- Duration: April 27 – June 26, 2023
- Number of teams: 7
- TV partner(s): One Sports PBA Rush

Finals
- Champions: EcoOil - DLSU Green Archers
- Runners-up: Marinerong Pilipino - San Beda

PBA D-League Aspirant's Cup chronology
- < 2022 2024 >

= 2023 PBA D-League Aspirants' Cup =

The 2023 PBA D-League Aspirants' Cup is the tenth Aspirants' Cup of the PBA D-League, the official minor league basketball organization owned by the Philippine Basketball Association (PBA).

== Tournament format ==
Each team will play the other teams once in the elimination round. The top two teams advance to the semifinals outright. The next two teams have the twice-to-beat advantage against the next two teams in the quarterfinals. One team is eliminated. Both the semifinals and finals are best-of-three series.

== Teams ==
There are seven teams in the tournament, with six college-backed teams, and a team by the Philippine Sports Performance (PSP). An eighth team, from Saint Clare College of Caloocan, withdrew days prior to the opening due to budget issues.

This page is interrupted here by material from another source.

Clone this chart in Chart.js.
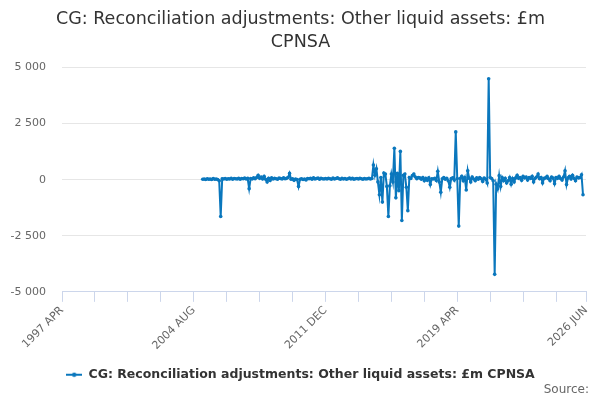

| Team | Company | Head coach |
| AMA Online Education Kings | AMA University | Mark Herrera |
| CEU Scorpions | Centro Escolar University | Jeff Perlas |
| EcoOil - DLSU Green Archers | Ecology Energy Corporation | Topex Robinson | Gian Nazario (acting) |
| Marinerong Pilipino - San Beda | Marinerong Pilipino Group | Yuri Escueta |
| Wang's Basketball @ 27 Strikers - Letran | PRC Courier & Maintenance Services | Rensy Bajar |
| University of Perpetual Help System - Dalta | University of Perpetual Help System DALTA | Myk Saguiguit |
| PSP Gymers | Philippine Sports Performance Fitness Centre | John Paolo Lao |

== Venues ==
The FilOil EcoOil Centre in San Juan and the Ynares Sports Arena in Pasig are the host venues of the tournament.

== Elimination round ==

=== Team standings ===

| Pos | Team | W | L | PCT | GB | Qualification |
| 1 | Marinerong Pilipino - San Beda | 5 | 1 | .833 | — | Advance to the semifinals |
| 2 | EcoOil - DLSU Green Archers | 5 | 1 | .833 | — |
| 3 | University of Perpetual Help System - Dalta | 3 | 3 | .500 | 2 | Twice-to-beat in the quarterfinals |
| 4 | Wangs Basketball @27 Strikers - Letran | 3 | 3 | .500 | 2 |
| 5 | CEU Scorpions | 3 | 3 | .500 | 2 | Twice-to-win in the quarterfinals |
| 6 | PSP Gymers | 2 | 4 | .333 | 3 |
| 7 | AMA Online Education Kings | 0 | 6 | .000 | 5 |  |

=== Results ===

| Teams | AMA | CEU | ECO | MAR | WAN | UPH | PSP |
|---|---|---|---|---|---|---|---|
| AMA Online Education Kings | — | 68–107 | 43–126 | 70–119 | 57–71 | 57–101 | 70–108 |
| CEU Scorpions |  | — | 62–84 | 72–81 | 92–85* | 72–93 | 109–107** |
| EcoOil - DLSU Green Archers |  |  | — | 82–79 | 102–79 | 80–73 | 108–67 |
| Marinerong Pilipino - San Beda |  |  |  | — | 90–87 | 66–64 | 92–94 |
| Wangs Basketball @27 Strikers - Letran |  |  |  |  | — | 62–61 | 100–92 |
| University of Perpetual Help System - Dalta |  |  |  |  |  | — | 93–82 |
| PSP Gymers |  |  |  |  |  |  | — |

== Bracket ==
- Overtime

== Quarterfinals ==
The third- and fourth-seeded teams have the twice-to-beat advantage against the sixth- and fifth-seeded teams, respectively.

== Semifinals ==
The first-seeded team will play the winner between the fourth- and fifth-seeded team, while the second-seeded team will play the winner between the third- and sixth-seeded team. Both series are best-of-three playoffs.

== Finals ==
The finals is a best-of-three playoff.